The property, sold to an “all-cash buyer,” included six venues at the entrance to Fremont East.
The parcel included Inspire Nightclub & Bar, Corduroy, The Griffin, Downtown Cocktail Room, Smashed Pig (closed) and Flippin’ Good.
The sale covered these addresses: 107-111 S. Las Vegas Blvd. and 505-515 E. Fremont Street.
If you’re unfamiliar with Fremont East, we did a walk-through awhile back. Pre-Evel Pie, Pre-Discopussy, Pre-We All Scream, Pre-Cheap Shot.
So, who was the buyer?
We learned of the sale via an e-mail from “The Investment Services Group (ISG) of Logic Commercial Real Estate.”
After some digging, a source shared that the buyer is Brandan Keating, Chairman of (wait for it) Logic Commercial Real Estate.
We are not a real estate expert, but it appears the owner of the real estate company that listed the property (and presumably set the price) purchased it. Our source says the property “never went to market.”

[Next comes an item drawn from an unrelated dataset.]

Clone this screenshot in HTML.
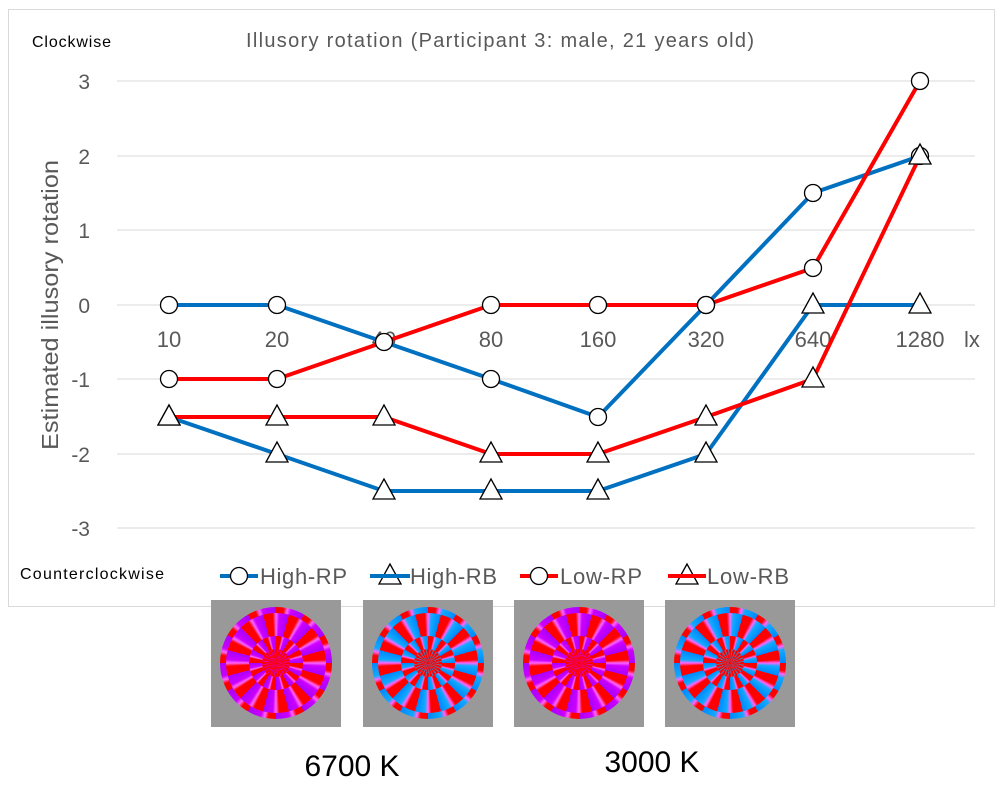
<!DOCTYPE html>
<html><head><style>
body{margin:0;background:#fff;width:1006px;height:788px;overflow:hidden;position:relative;font-family:"Liberation Sans",sans-serif}
.img{position:absolute;top:600px;width:130px;height:127px;background:#999}
.disk{position:absolute;left:9px;top:7px;width:112px;height:112px;border-radius:50%}
.r{position:absolute;border-radius:50%}
</style></head><body>
<svg width="1006" height="788" style="position:absolute;left:0;top:0">
<rect x="8.5" y="9.5" width="986" height="597" fill="none" stroke="#d9d9d9"/>
<g stroke="#d9d9d9" stroke-width="1">
<line x1="117" x2="975" y1="81" y2="81"/><line x1="117" x2="975" y1="156" y2="156"/><line x1="117" x2="975" y1="230" y2="230"/><line x1="117" x2="975" y1="305" y2="305"/><line x1="117" x2="975" y1="379" y2="379"/><line x1="117" x2="975" y1="454" y2="454"/><line x1="117" x2="975" y1="528" y2="528"/>
</g>
<g font-size="21" fill="#595959" text-anchor="end">
<text x="90" y="89">3</text><text x="90" y="164">2</text><text x="90" y="238">1</text><text x="90" y="313">0</text><text x="90" y="387">-1</text><text x="90" y="462">-2</text><text x="90" y="536">-3</text>
</g>
<g font-size="22" fill="#595959" text-anchor="middle">
<text x="169" y="347">10</text><text x="277" y="347">20</text><text x="384" y="347">40</text><text x="491" y="347">80</text><text x="598" y="347">160</text><text x="706" y="347">320</text><text x="813" y="347">640</text><text x="920" y="347">1280</text>
<text x="972" y="347">lx</text>
</g>
<text x="58" y="305" font-size="23" fill="#595959" text-anchor="middle" transform="rotate(-90 58 305)" textLength="290" lengthAdjust="spacingAndGlyphs">Estimated illusory rotation</text>
<text x="32" y="47" font-size="16" fill="#000" textLength="79">Clockwise</text>
<text x="20" y="579" font-size="16" fill="#000" textLength="144">Counterclockwise</text>
<text x="500" y="47" font-size="20" fill="#595959" text-anchor="middle" textLength="508">Illusory rotation (Participant 3: male, 21 years old)</text>
<g fill="none" stroke-width="4" stroke-linejoin="round">
<polyline stroke="#0070c0" points="169,305 277,305 384,342 491,379 598,417 706,305 813,193 920,156"/>
<polyline stroke="#0070c0" points="169,417 277,454 384,491 491,491 598,491 706,454 813,305 920,305"/>
<polyline stroke="#ff0000" points="169,379 277,379 384,342 491,305 598,305 706,305 813,268 920,81"/>
<polyline stroke="#ff0000" points="169,417 277,417 384,417 491,454 598,454 706,417 813,379 920,156"/>
</g>
<g fill="#fff" stroke="#000" stroke-width="1.3">
<circle cx="169" cy="305" r="8.5"/><circle cx="277" cy="305" r="8.5"/><circle cx="384" cy="342" r="8.5"/><circle cx="491" cy="379" r="8.5"/><circle cx="598" cy="417" r="8.5"/><circle cx="706" cy="305" r="8.5"/><circle cx="813" cy="193" r="8.5"/><circle cx="920" cy="156" r="8.5"/>
<circle cx="169" cy="379" r="8.5"/><circle cx="277" cy="379" r="8.5"/><circle cx="491" cy="305" r="8.5"/><circle cx="598" cy="305" r="8.5"/><circle cx="706" cy="305" r="8.5"/><circle cx="813" cy="268" r="8.5"/><circle cx="920" cy="81" r="8.5"/>
</g>
<g fill="#fff" stroke="#000" stroke-width="1.3" id="tris"></g>
<g font-size="22" fill="#595959">
<line x1="220" x2="258" y1="576" y2="576" stroke="#0070c0" stroke-width="4"/><circle cx="239" cy="576" r="8.5" fill="#fff" stroke="#000" stroke-width="1.3"/><text x="260" y="584" textLength="87">High-RP</text>
<line x1="370" x2="410" y1="576" y2="576" stroke="#0070c0" stroke-width="4"/><text x="410" y="584" textLength="87">High-RB</text>
<line x1="520" x2="558" y1="576" y2="576" stroke="#ff0000" stroke-width="4"/><circle cx="539" cy="576" r="8.5" fill="#fff" stroke="#000" stroke-width="1.3"/><text x="560" y="584" textLength="82">Low-RP</text>
<line x1="668" x2="706" y1="576" y2="576" stroke="#ff0000" stroke-width="4"/><text x="707" y="584" textLength="82">Low-RB</text>
</g>
<text x="352" y="776" font-size="30" fill="#000" text-anchor="middle">6700 K</text>
<text x="652" y="772" font-size="30" fill="#000" text-anchor="middle">3000 K</text>
</svg>
<script>
var pts=[[169,417],[277,454],[384,491],[491,491],[598,491],[706,454],[813,305],[920,305],[169,417],[277,417],[384,417],[491,454],[598,454],[706,417],[813,379],[920,156],[390,576],[687,576]];
var g=document.getElementById('tris'),s='';
pts.forEach(function(p){s+='<polygon points="'+p[0]+','+(p[1]-12)+' '+(p[0]-11)+','+(p[1]+8)+' '+(p[0]+11)+','+(p[1]+8)+'"/>';});
g.innerHTML=s;
</script>
<div class="img" style="left:211px"><div class="disk" style="background:repeating-conic-gradient(#f00 0 8deg,#f6f 12deg,#c0f 16deg,#a0f 30deg)">
<div class="r" style="left:6px;top:6px;width:100px;height:100px;background:repeating-conic-gradient(from 15deg,#f00 0 11deg,#f6f 15deg,#c0f 19deg,#a0f 30deg)"></div>
<div class="r" style="left:29px;top:29px;width:54px;height:54px;background:repeating-conic-gradient(#f00 0 11deg,#f6f 15deg,#c0f 19deg,#a0f 30deg)"></div>
<div class="r" style="left:42px;top:42px;width:28px;height:28px;background:repeating-conic-gradient(from 11deg,#f00 0 8deg,#c0f 15deg)"></div></div></div>
<div class="img" style="left:363px"><div class="disk" style="background:repeating-conic-gradient(#f00 0 8deg,#f6f 12deg,#1af 16deg,#08f 30deg)">
<div class="r" style="left:6px;top:6px;width:100px;height:100px;background:repeating-conic-gradient(from 15deg,#f00 0 11deg,#f6f 15deg,#1af 19deg,#08f 30deg)"></div>
<div class="r" style="left:29px;top:29px;width:54px;height:54px;background:repeating-conic-gradient(#f00 0 11deg,#f6f 15deg,#1af 19deg,#08f 30deg)"></div>
<div class="r" style="left:42px;top:42px;width:28px;height:28px;background:repeating-conic-gradient(from 11deg,#f00 0 8deg,#1af 15deg)"></div></div></div>
<div class="img" style="left:514px"><div class="disk" style="background:repeating-conic-gradient(#f00 0 8deg,#f6f 12deg,#c0f 16deg,#a0f 30deg)">
<div class="r" style="left:6px;top:6px;width:100px;height:100px;background:repeating-conic-gradient(from 15deg,#f00 0 11deg,#f6f 15deg,#c0f 19deg,#a0f 30deg)"></div>
<div class="r" style="left:29px;top:29px;width:54px;height:54px;background:repeating-conic-gradient(#f00 0 11deg,#f6f 15deg,#c0f 19deg,#a0f 30deg)"></div>
<div class="r" style="left:42px;top:42px;width:28px;height:28px;background:repeating-conic-gradient(from 11deg,#f00 0 8deg,#c0f 15deg)"></div></div></div>
<div class="img" style="left:665px"><div class="disk" style="background:repeating-conic-gradient(#f00 0 8deg,#f6f 12deg,#1af 16deg,#08f 30deg)">
<div class="r" style="left:6px;top:6px;width:100px;height:100px;background:repeating-conic-gradient(from 15deg,#f00 0 11deg,#f6f 15deg,#1af 19deg,#08f 30deg)"></div>
<div class="r" style="left:29px;top:29px;width:54px;height:54px;background:repeating-conic-gradient(#f00 0 11deg,#f6f 15deg,#1af 19deg,#08f 30deg)"></div>
<div class="r" style="left:42px;top:42px;width:28px;height:28px;background:repeating-conic-gradient(from 11deg,#f00 0 8deg,#1af 15deg)"></div></div></div>
</body></html>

Conclusion: Nothing to see here!
ISG/Logic says in its self-congratulatory e-mail, “ISG and the Estate of Tony Hsieh were able to work closely together to identify a buyer who has a strong commitment to keeping Tony Hsieh’s vision and dream alive for the revitalization and growth of Downtown Las Vegas.”
This is truly weird if the real estate company sharing this news is talking about selling something to itself.
We don’t know Brandan Keating, but we’ll go out on a limb and say his primary concern probably isn’t to keep Tony Hsieh’s vision and dream alive.
We get more of a “buy low, sell high” vibe from Keating, and there’s no better way to buy low than to not give anyone else the opportunity to bid, should that turn out to have been the scenario.
Tony Hsieh’s vision is slowly being dismantled downtown. Since the visionary’s passing in 2020, his family has said they’ll sell about 100 properties throughout downtown. Buyers haven’t been lining up, so the estate has started carving up the larger chunks of real estate into smaller pieces.
Tony Hsieh’s deep pockets often bolstered the viability of businesses on Fremont Street, including subsidizing rents. Without Hsieh’s help, some have floundered.
We would not be surprised if there were more changes to come in this stretch of Fremont East following a change in landlords.